From my experience, authors tend to fall into one of two camps: those who are perpetually chasing new stories and those who are perpetually editing existing stories.
I'm one of those who is constantly being lured by new ideas. They pop into my head at any time, shouting "Look at me! Look at me!" and trying to persuade me to just write down a few scenes. I get ideas for fanfiction (I want to write a prequel about what happened in the Wolverine: Origin movie between the two brothers running away from home and showing up in the Civil War and an Agents of SHIELD/Avengers crossover where the Avengers learn Coulson is still alive and the secret why the TAHITI protocol worked for him), historical (I think it would be cool to write a prehistorical romance set in the transition from hunter-gatherer to agriculture, or one set in ancient Babylon, or a Bonnie and Clyde-esque one from the Depression), and dozens of other genres.
On the other side of the coin, I have some author friends who are eternal editors. The blank page intimidates the heck out of them but give them one full of text and they can spend weeks polishing it until it gleams like a diamond.
The challenge with that approach is that no story ever truly feels finished. Even New York Times Bestselling authors admit that they look back on their most popular books and wish they could have done things differently with them.
Successful authors have to find their personal balance between the two. You can't turn off the flow of creativity but can't get swept away in it either. And it's critical to polish and edit but not get bogged down in it.
For me (and other authors inclined to chase shiny new stories), there are a number of strategies that can keep us on task:
- keep a notebook or computer folder with ideas and inspirations so that they don't get forgotten
- set yourself a daily or weekly word count on your main work in progress, then any extra writing time can be used to explore new ideas and projects
- incorporate the new ideas into your work in progress (if they're suitable)
- focus on shorter fiction pieces which allow you to explore many different stories in the same time period as a long novel
On the flip side, for editors and polishers who want to bring the shiny to their work:
- set a daily or weekly word count on your work in progress before you go back to edit previous days
- set an editing schedule, with one pass for each type of editing (eg: description, deep point of view, pacing, etc.)

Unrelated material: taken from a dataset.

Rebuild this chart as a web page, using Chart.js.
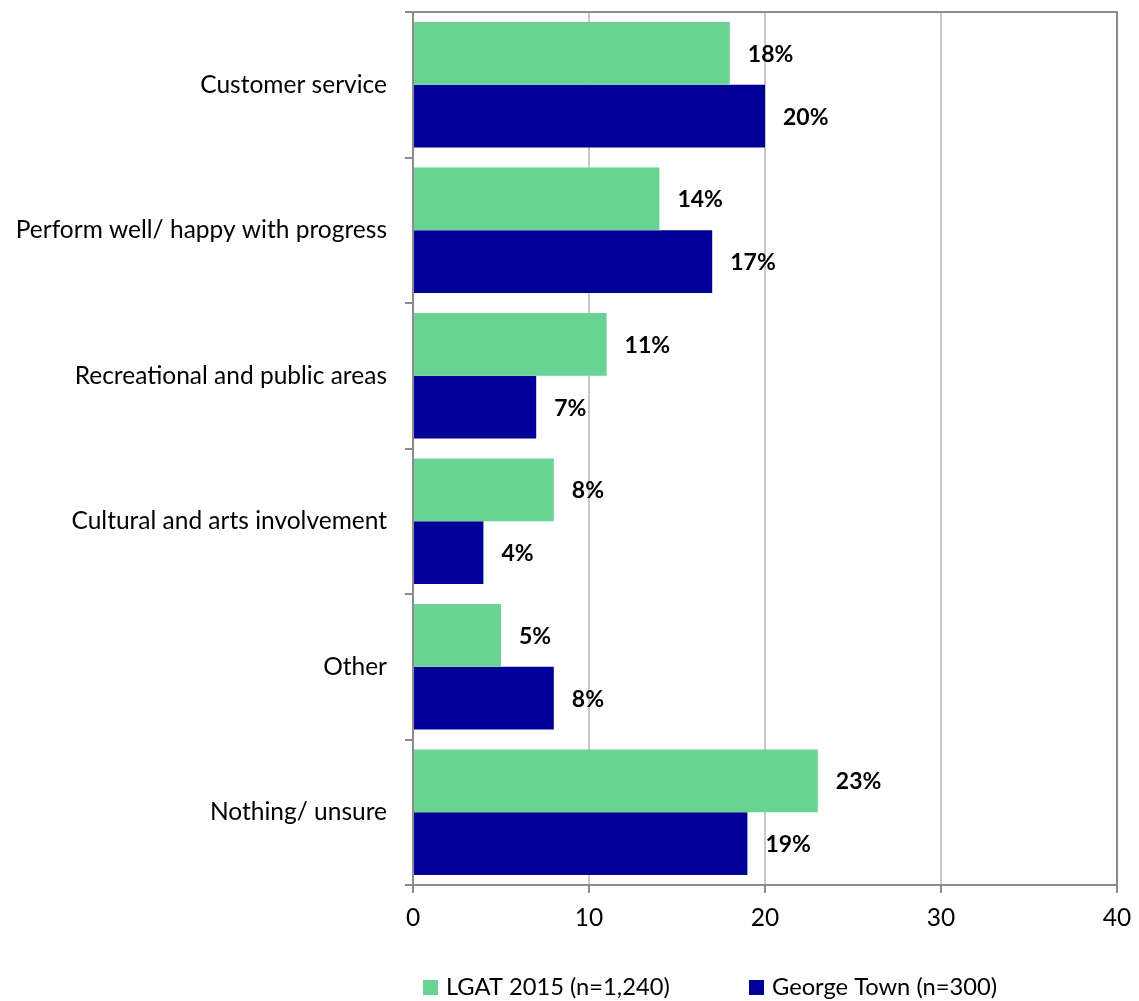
<!DOCTYPE html>
<html>
<head>
<meta charset="utf-8">
<title>Chart</title>
<script src="https://cdn.jsdelivr.net/npm/chart.js@4"></script>
<style>
  body { margin: 0; background: #fff; }
  #wrap { width: 1139px; height: 1001px; }
</style>
</head>
<body>
<div id="wrap"><canvas id="myChart" width="1139" height="1001"></canvas></div>
<script>
// Categories and series
const categories = [
  'Customer service',
  'Perform well/ happy with progress',
  'Recreational and public areas',
  'Cultural and arts involvement',
  'Other',
  'Nothing/ unsure'
];
const lgatValues = [18, 14, 11, 8, 5, 23];
const georgeTownValues = [20, 17, 7, 4, 8, 19];
const seriesNames = ['LGAT 2015 (n=1,240)', 'George Town (n=300)'];
const xTicks = [0, 10, 20, 30, 40];

const FONT = 'Lato, "Open Sans", sans-serif';

// value labels to the right of each bar
const barLabels = {
  id: 'barLabels',
  afterDatasetsDraw(chart) {
    const ctx = chart.ctx;
    ctx.save();
    ctx.font = 'bold 23px ' + FONT;
    ctx.fillStyle = '#000';
    ctx.textAlign = 'left';
    ctx.textBaseline = 'middle';
    chart.data.datasets.forEach((ds, i) => {
      chart.getDatasetMeta(i).data.forEach((bar, j) => {
        ctx.fillText(ds.data[j] + '%', bar.x + 18, bar.y + 1);
      });
    });
    ctx.restore();
  }
};

// top and right edges of the plot box
const plotFrame = {
  id: 'plotFrame',
  afterDraw(chart) {
    const a = chart.chartArea;
    const ctx = chart.ctx;
    ctx.save();
    ctx.strokeStyle = '#8c8c8c';
    ctx.lineWidth = 2;
    ctx.beginPath();
    ctx.moveTo(a.left, a.top);
    ctx.lineTo(a.right, a.top);
    ctx.lineTo(a.right, a.bottom);
    ctx.stroke();
    ctx.restore();
  }
};

// legend row under the axis
const bottomLegend = {
  id: 'bottomLegend',
  afterDraw(chart) {
    const ctx = chart.ctx;
    const y = 987;
    const starts = [423, 749];
    ctx.save();
    ctx.font = '23.7px ' + FONT;
    ctx.textBaseline = 'middle';
    ctx.textAlign = 'left';
    chart.data.datasets.forEach((ds, i) => {
      ctx.fillStyle = ds.backgroundColor;
      ctx.fillRect(starts[i], y - 7, 15, 15);
      ctx.fillStyle = '#000';
      ctx.fillText(ds.label, starts[i] + 23, y);
    });
    ctx.restore();
  }
};

const data = {
  labels: categories,
  datasets: [{
    label: seriesNames[0],
    data: lgatValues,
    backgroundColor: '#69d394'
  }, {
    label: seriesNames[1],
    data: georgeTownValues,
    backgroundColor: '#000099'
  }]
};

const config = {
  type: 'bar',
  data,
  options: {
    indexAxis: 'y',
    responsive: false,
    animation: false,
    categoryPercentage: 0.863,
    barPercentage: 1.0,
    layout: {
      padding: { left: 13, right: 22, top: 12, bottom: 58.6 }
    },
    plugins: {
      legend: { display: false },
      tooltip: { enabled: false }
    },
    scales: {
      x: {
        min: 0,
        max: 40,
        afterBuildTicks: (axis) => { axis.ticks = xTicks.map(v => ({ value: v })); },
        afterFit: (axis) => {
          axis.paddingLeft = 0;
          axis.paddingRight = 0;
        },
        grid: {
          color: '#c8c8c8',
          lineWidth: 2,
          tickColor: '#8c8c8c',
          tickLength: 8
        },
        border: { color: '#8c8c8c', width: 2 },
        ticks: {
          color: '#000',
          padding: 10,
          font: { family: FONT, size: 24.5 }
        }
      },
      y: {
        afterFit: (axis) => {
          axis.width = 400;
          axis.paddingTop = 0;
          axis.paddingBottom = 0;
        },
        grid: {
          drawOnChartArea: false,
          tickColor: '#8c8c8c',
          tickLength: 8,
          lineWidth: 2
        },
        border: { color: '#8c8c8c', width: 2 },
        ticks: {
          color: '#000',
          padding: 18,
          font: { family: FONT, size: 24.5 }
        }
      }
    }
  },
  plugins: [barLabels, plotFrame, bottomLegend]
};

const myChart = new Chart(document.getElementById('myChart'), config);
</script>
</body>
</html>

- insist on completing a certain portion of the manuscript before beginning editing
- make notes of any changes or edits you want to do so that you can go back and do them all in one pass
I have my computer folder full of files of notes and ideas, although I have to be careful because I find it's too easy to lose an afternoon, clicking open one file after another. A friend of mine, who is an eternal editor, forces herself to complete each manuscript to the 3/4 point before she allows herself to go back and edit any of the previous work. Both very different processes, but each of them works for us.